Despite the many answers to the question of where it went wrong for the Left (but not for the opposition), one of the crucial ones seems to be the lack of any attempt at broadening the electoral base. With rather satisfactory results in bigger cities and in the long-established bastions of the Left, such as the post-industrial Silesia, no attempt by the central leadership was made at picking up a fight in the East of Poland. And this is not only true for The Left, but most of the other opposition parties that perceived anything east of Warsaw as PiS bastions. Surely, taking up such a fight would require an adaptation of rhetoric, with the process needing to start much earlier than when parties remember that someone needs to elect them first for them to mean anything. Nonetheless, this is where  seats could have been won, when talking of the ‘socially’ oriented electorate. All in all, the Left has been repeatedly claiming that there can be no democracy without its social face, and using that argument when answering the question of what truly distinguishes The Left in the broader landscape of the opposition.
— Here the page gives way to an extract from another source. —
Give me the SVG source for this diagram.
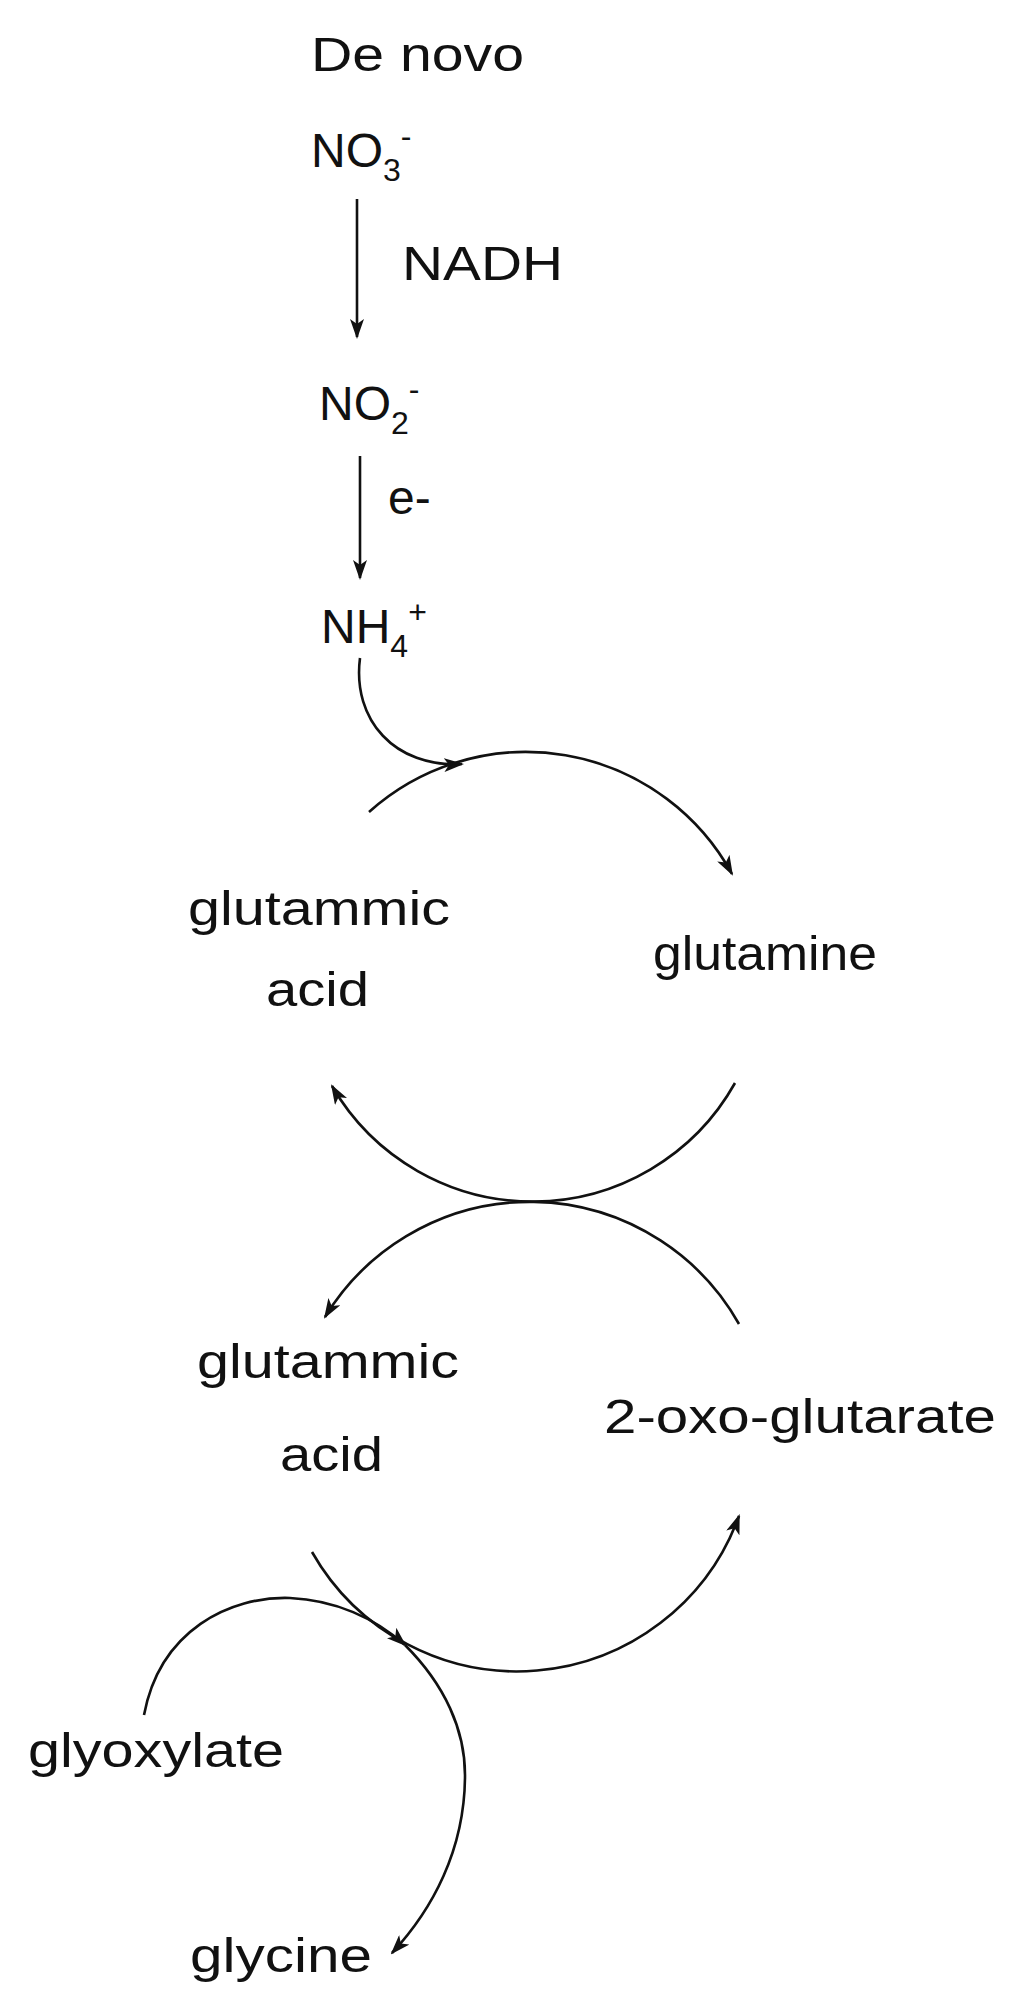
<svg xmlns="http://www.w3.org/2000/svg" width="1028" height="2008" viewBox="0 0 1028 2008">
<style>
text{font-family:"Liberation Sans",Arial,sans-serif;font-size:48px;fill:#111}
.c{fill:none;stroke:#111;stroke-width:2.6}
.s{font-size:32px}
</style>
<defs>
<marker id="a" viewBox="0 0 20 14" refX="18" refY="7" markerWidth="20" markerHeight="14" markerUnits="userSpaceOnUse" orient="auto"><path d="M0,0 L20,7 L0,14 L5,7 Z" fill="#111"/></marker>
</defs>
<rect width="1028" height="2008" fill="#fff"/>
<g id="denovo"><text x="311" y="71" textLength="213" lengthAdjust="spacingAndGlyphs">De novo</text></g>
<g id="no3"><text x="311" y="167">NO<tspan class="s" dy="14">3</tspan><tspan class="s" dy="-34">-</tspan></text></g>
<g id="nadh"><text x="402" y="280" textLength="161" lengthAdjust="spacingAndGlyphs">NADH</text></g>
<g id="no2"><text x="319" y="420">NO<tspan class="s" dy="14">2</tspan><tspan class="s" dy="-34">-</tspan></text></g>
<g id="e"><text x="388" y="514">e-</text></g>
<g id="nh4"><text x="321" y="643">NH<tspan class="s" dy="14">4</tspan><tspan class="s" dy="-34">+</tspan></text></g>
<g id="glu1"><text x="188" y="925" textLength="262" lengthAdjust="spacingAndGlyphs">glutammic</text><text x="266" y="1006" textLength="103" lengthAdjust="spacingAndGlyphs">acid</text></g>
<g id="glutamine"><text x="653" y="970" textLength="224" lengthAdjust="spacingAndGlyphs">glutamine</text></g>
<g id="glu2"><text x="197" y="1378" textLength="262" lengthAdjust="spacingAndGlyphs">glutammic</text><text x="280" y="1471" textLength="103" lengthAdjust="spacingAndGlyphs">acid</text></g>
<g id="oxo"><text x="604" y="1433" textLength="392" lengthAdjust="spacingAndGlyphs">2-oxo-glutarate</text></g>
<g id="glyoxylate"><text x="28" y="1767" textLength="256" lengthAdjust="spacingAndGlyphs">glyoxylate</text></g>
<g id="glycine"><text x="190" y="1972" textLength="182" lengthAdjust="spacingAndGlyphs">glycine</text></g>
<g id="connectors">
<path class="c" marker-end="url(#a)" d="M357,199 L357,337"/>
<path class="c" marker-end="url(#a)" d="M360,456 L360,578"/>
<path class="c" marker-end="url(#a)" d="M360,658 C352,720 395,768 462,764"/>
<path class="c" marker-end="url(#a)" d="M369,812 A235,235 0 0 1 732,874"/>
<path class="c" marker-end="url(#a)" d="M735,1083 A232,232 0 0 1 332,1086"/>
<path class="c" marker-end="url(#a)" d="M739,1324 A240,240 0 0 0 325,1317"/>
<path class="c" marker-end="url(#a)" d="M312,1552 A236,236 0 0 0 739,1516"/>
<path class="c" marker-end="url(#a)" d="M144,1715 C160,1630 230,1596 290,1598 C335,1600 375,1618 405,1645"/>
<path class="c" marker-end="url(#a)" d="M405,1645 C445,1685 465,1730 465,1775 C465,1850 432,1910 392,1953"/>
</g>
</svg>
What contributed to the score of The Left Coalition, besides the geographical distribution – or lack thereof – was, it seems, the inability of The Left Coalition to come up with an innovative way to either retain, or attract, the votes of the youth and women. Despite being truly the first ones to fight for the liberalisation of the abortion laws (supported by almost 60 per cent of the electorate), the Left has only managed to score 10 per cent of women’s votes (according to Ipsos latest poll), as parties of a catch-all nature started adopting leftist rhetoric, even if purely for electoral purposes. All this made The Left’s and the Left-leaning electorate drift away to parties doing ‘safer’ in the polls and with almost only an anti-PiS message, such as the Civic Coalition. The examples of such a dynamic are many, underlining even further how The Left failed to create a public perception of being the true initiator of progressive legislation. Another example could be the New Left’s mobilisation around the re-evaluation of the pension schemes, which could be seen as an attempt to reach out to the electorate associated with Law and Justice. However, The Left did not manage to score more than 5.2 per cent in the 60+ age group.

With the local and European elections approaching in fast, the performance of The Left Coalition should serve as a wake-up call, not only for creating an attractive campaign strategy that could work for all members of the coalition, differing according to the ‘needs’ of the districts, but also for understanding that the foundations of the electoral battle are the electoral lists. With the turn-out of the 18-29 age group amounting to almost 70 per cent, which is credited as one of the main reasons for removing Law and Justice from power, the new Sejm, as of now, has only three out of 460 MPs under 30, with none of them from The Left. The record-high turnout of young voters is clear evidence of the Polish youth’s political engagement. It would only be fair that younger, newer faces are trusted and allowed to represent this huge chunk of the electorate that grew up during the lockdown, the abortion law protests, or spending nights volunteering at the closest train station helping refugees from Ukraine. Because younger does not necessarily mean inexperienced.